From 1991 to 1994, I had a chance to travel Alberta quite a bit when I did my university degree in Edmonton. One of the spots I still remember fondly, for many reasons, is Kananaskis. We used to go there whenever
we had a chance. One of the reasons we discovered Kananaskis was that they had — and this was in the early 1990s — a fully wheelchair-friendly lodge and access to adapted cross-country ski equipment. At the time, this was groundbreaking because there weren’t really a lot of big conversations going on around inclusion, accessibility and equity.

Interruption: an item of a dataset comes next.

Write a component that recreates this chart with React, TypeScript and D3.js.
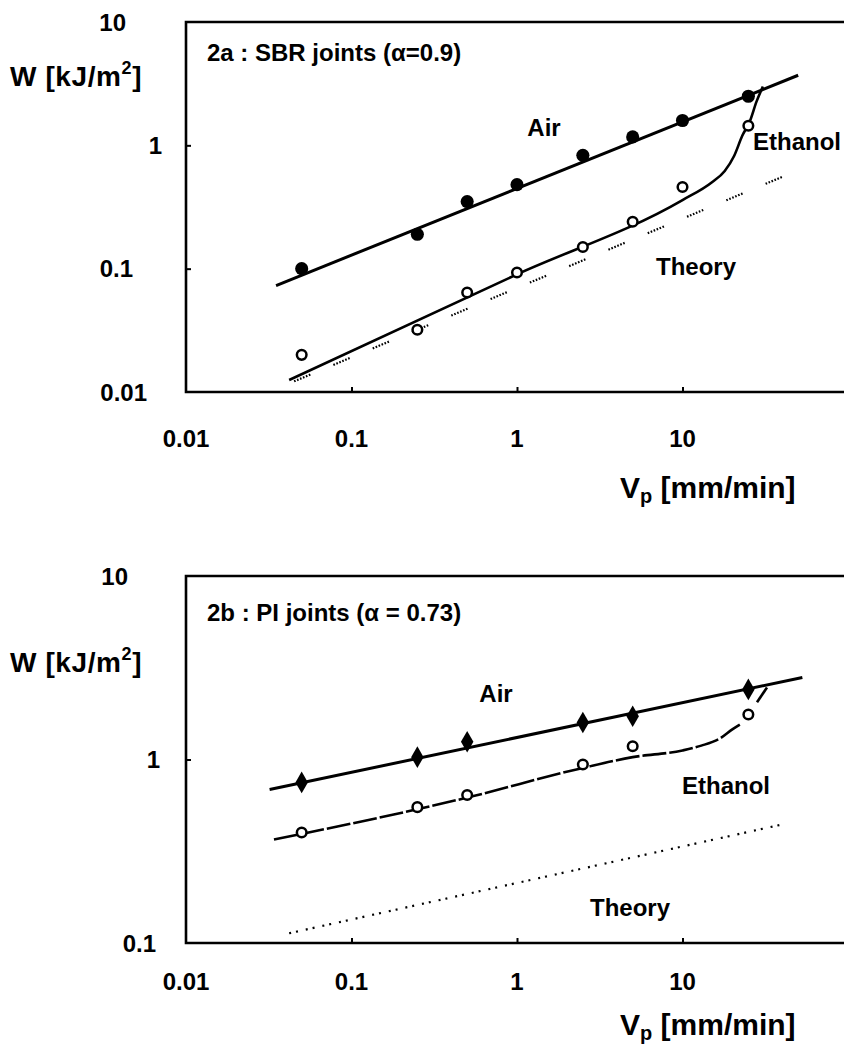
import { useRef, useEffect } from 'react';
import * as d3 from 'd3';

// peel rate V_p [mm/min], shared by both panels
const xTicks = [0.01, 0.1, 1, 10];

// 2a : SBR joints
const speedA = [0.05, 0.25, 0.5, 1, 2.5, 5, 10, 25];
const airA = [0.1, 0.19, 0.35, 0.48, 0.83, 1.17, 1.59, 2.5];
const ethanolA = [0.02, 0.032, 0.064, 0.093, 0.15, 0.24, 0.46, 1.44];
const airFitXA = [0.035, 50];
const airFitYA = [0.073, 3.7];
const ethFitXA = [0.042, 1, 10, 15, 18, 20.5, 23, 25.5, 28, 30.6];
const ethFitYA = [0.0125, 0.09, 0.36, 0.5, 0.62, 0.82, 1.2, 1.56, 2.26, 3.0];
const theoryXA = [0.045, 42];
const theoryYA = [0.0122, 0.57];
const yTicksA = [0.01, 0.1, 1, 10];

// 2b : PI joints
const speedB = [0.05, 0.25, 0.5, 2.5, 5, 25];
const airB = [0.75, 1.03, 1.25, 1.59, 1.72, 2.41];
const ethanolB = [0.4, 0.55, 0.64, 0.94, 1.18, 1.76];
const airFitXB = [0.032, 53];
const airFitYB = [0.686, 2.8];
const ethFitXB = [0.034, 0.5, 2.5, 5, 10, 13, 17, 20, 22.2];
const ethFitYB = [0.366, 0.62, 0.9, 1.03, 1.12, 1.19, 1.31, 1.46, 1.55];
const ethTailXB = [28.2, 32.4];
const ethTailYB = [2.05, 2.47];
const theoryXB = [0.042, 38.8];
const theoryYB = [0.113, 0.44];
const yTicksB = [0.1, 1, 10];

const FONT = '"Liberation Sans", Arial, Helvetica, sans-serif';
const zip = (xs: number[], ys: number[]) => xs.map((v, i) => [v, ys[i]] as [number, number]);

export default function App() {
  const svgRef = useRef<SVGSVGElement>(null);

  useEffect(() => {
    const svg = d3.select(svgRef.current);
    svg.selectAll('*').remove();

    const x = d3.scaleLog().domain([0.01, 100]).range([186, 848]);

    const panels = [
      {
        title: '2a : SBR joints (\u03b1=0.9)',
        titleY: 52,
        y: d3.scaleLog().domain([0.01, 10]).range([392, 22]),
        yTicks: yTicksA,
        yLabelEnd: { 10: 126, 1: 162, 0.1: 133, 0.01: 147 } as Record<number, number>,
        wLabelY: 76,
        xLabelY: 438,
        vpY: 487,
        air: zip(speedA, airA),
        eth: zip(speedA, ethanolA),
        airFit: zip(airFitXA, airFitYA),
        ethFit: zip(ethFitXA, ethFitYA),
        ethTail: null as [number, number][] | null,
        theory: zip(theoryXA, theoryYA),
        airSymbol: d3.symbolCircle,
        airSize: 135,
        ethDash: null as string | null,
        theoryDash: '1.6,1.6,1.6,1.6,1.6,1.6,1.6,1.6,1.6,1.6,1.6,25',
        labels: [
          { t: 'Air', x: 544, y: 127, anchor: 'middle' },
          { t: 'Ethanol', x: 753, y: 141, anchor: 'start' },
          { t: 'Theory', x: 696, y: 266, anchor: 'middle' },
        ],
      },
      {
        title: '2b : PI joints (\u03b1 = 0.73)',
        titleY: 612,
        y: d3.scaleLog().domain([0.1, 10]).range([943, 576]),
        yTicks: yTicksB,
        yLabelEnd: { 10: 128, 1: 160, 0.1: 156 } as Record<number, number>,
        wLabelY: 662,
        xLabelY: 981,
        vpY: 1024,
        air: zip(speedB, airB),
        eth: zip(speedB, ethanolB),
        airFit: zip(airFitXB, airFitYB),
        ethFit: zip(ethFitXB, ethFitYB),
        ethTail: zip(ethTailXB, ethTailYB),
        theory: zip(theoryXB, theoryYB),
        airSymbol: d3.symbolDiamond,
        airSize: 135,
        ethDash: '24,3',
        theoryDash: '2,5,2,8',
        labels: [
          { t: 'Air', x: 496, y: 693, anchor: 'middle' },
          { t: 'Ethanol', x: 682, y: 785, anchor: 'start' },
          { t: 'Theory', x: 630, y: 907, anchor: 'middle' },
        ],
      },
    ];

    const text = (g: any, s: string, px: number, py: number, size: number, anchor = 'start') =>
      g
        .append('text')
        .attr('x', px)
        .attr('y', py)
        .attr('dominant-baseline', 'central')
        .attr('text-anchor', anchor)
        .attr('font-family', FONT)
        .attr('font-weight', 'bold')
        .attr('font-size', size)
        .attr('fill', '#000')
        .text(s);

    panels.forEach(p => {
      const g = svg.append('g');
      const y = p.y;
      const [y0, y1] = y.range();

      // frame: left, top, bottom (right edge falls off the page)
      g.append('path')
        .attr('d', `M${x(100) + 10},${y1}H${x(0.01)}V${y0}H${x(100) + 10}`)
        .attr('fill', 'none')
        .attr('stroke', '#000')
        .attr('stroke-width', 2.6);

      // small inward ticks
      const xAxis = g
        .append('g')
        .attr('transform', `translate(0,${y0})`)
        .call(d3.axisBottom(x).tickValues([0.1, 1, 10]).tickSize(-5).tickFormat(() => ''));
      xAxis.select('.domain').remove();
      xAxis.selectAll('line').attr('stroke-width', 2);

      const yAxis = g
        .append('g')
        .attr('transform', `translate(${x(0.01)},0)`)
        .call(d3.axisLeft(y).tickValues(p.yTicks.slice(1, -1)).tickSize(-5).tickFormat(() => ''));
      yAxis.select('.domain').remove();
      yAxis.selectAll('line').attr('stroke-width', 2);

      // tick labels
      p.yTicks.forEach(v => text(g, String(v), p.yLabelEnd[v], y(v), 24, 'end'));
      xTicks.forEach(v => text(g, String(v), x(v), p.xLabelY, 24, 'middle'));

      // axis titles
      const w = text(g, 'W [kJ/m', 10, p.wLabelY, 28).attr('letter-spacing', 0.6);
      w.append('tspan').attr('font-size', 18).attr('dy', -8).text('2');
      w.append('tspan').attr('dy', 8).text(']');

      const vp = text(g, 'V', 620, p.vpY, 30);
      vp.append('tspan').attr('font-size', 20).attr('dy', 9).text('p');
      vp.append('tspan').attr('dy', -9).text(' [mm/min]');

      text(g, p.title, 207, p.titleY, 24);
      p.labels.forEach(l => text(g, l.t, l.x, l.y, 24, l.anchor));

      const line = d3
        .line<[number, number]>()
        .x(d => x(d[0]))
        .y(d => y(d[1]))
        .curve(d3.curveMonotoneX);

      g.append('path')
        .attr('d', line(p.theory))
        .attr('fill', 'none')
        .attr('stroke', '#000')
        .attr('stroke-width', 2.2)
        .attr('stroke-dasharray', p.theoryDash);

      g.append('path')
        .attr('d', line(p.airFit))
        .attr('fill', 'none')
        .attr('stroke', '#000')
        .attr('stroke-width', 3);

      const eth = g
        .append('path')
        .attr('d', line(p.ethFit))
        .attr('fill', 'none')
        .attr('stroke', '#000')
        .attr('stroke-width', 2.6);
      if (p.ethDash) eth.attr('stroke-dasharray', p.ethDash);

      if (p.ethTail) {
        g.append('path')
          .attr('d', line(p.ethTail))
          .attr('fill', 'none')
          .attr('stroke', '#000')
          .attr('stroke-width', 2.6);
      }

      // measured points
      g.selectAll('.air')
        .data(p.air)
        .enter()
        .append('path')
        .attr('transform', d => `translate(${x(d[0])},${y(d[1])})`)
        .attr('d', d3.symbol().type(p.airSymbol).size(p.airSize)())
        .attr('fill', '#000');

      g.selectAll('.eth')
        .data(p.eth)
        .enter()
        .append('circle')
        .attr('cx', d => x(d[0]))
        .attr('cy', d => y(d[1]))
        .attr('r', 4.8)
        .attr('fill', '#fff')
        .attr('stroke', '#000')
        .attr('stroke-width', 2.5);
    });
  }, []);

  return (
    <svg
      ref={svgRef}
      width={844}
      height={1047}
      style={{ position: 'absolute', left: 0, top: 0, background: '#fff' }}
    />
  );
}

When you are a wheelchair user who loves nature, the options are not always easy. There are obstacles and barriers. Kananaskis was one of my first experiences on my own with my skiing sticks and my muscles, and I could just go into nature. I have memories and photos of having to stop for bears or deer. I had this sense that I was on the wildlife’s turf — in their environment — and that’s why it was so, so, so precious.
I’m now a mother, and my son is nine. It is definitely in the plans to go back there in the next few years — to take him to this favourite place of mine.
Every now and then, I need to retreat — to reflect, absorb nature and just be in the moment. Kananaskis was one of those first experiences. I was in my early 20s when I began to realize that this balance is so important. I was at the beginning of my racing career, and the media attention, the pressure and the travelling — it could get intense. I needed to have balance, to find myself in nature and be active in nature.
Kananaskis is the traditional territory of the Treaty 7 Nations of the Îyârhe Nakoda First Nations of Chiniki, Goodstoney and Bearspaw; the Tsuut’ina First Nation; the Kainai, Siksika and Piikani First Nations of the Niitsitapi (Blackfoot) Confederacy; and the Métis Nation of Alberta, Region III.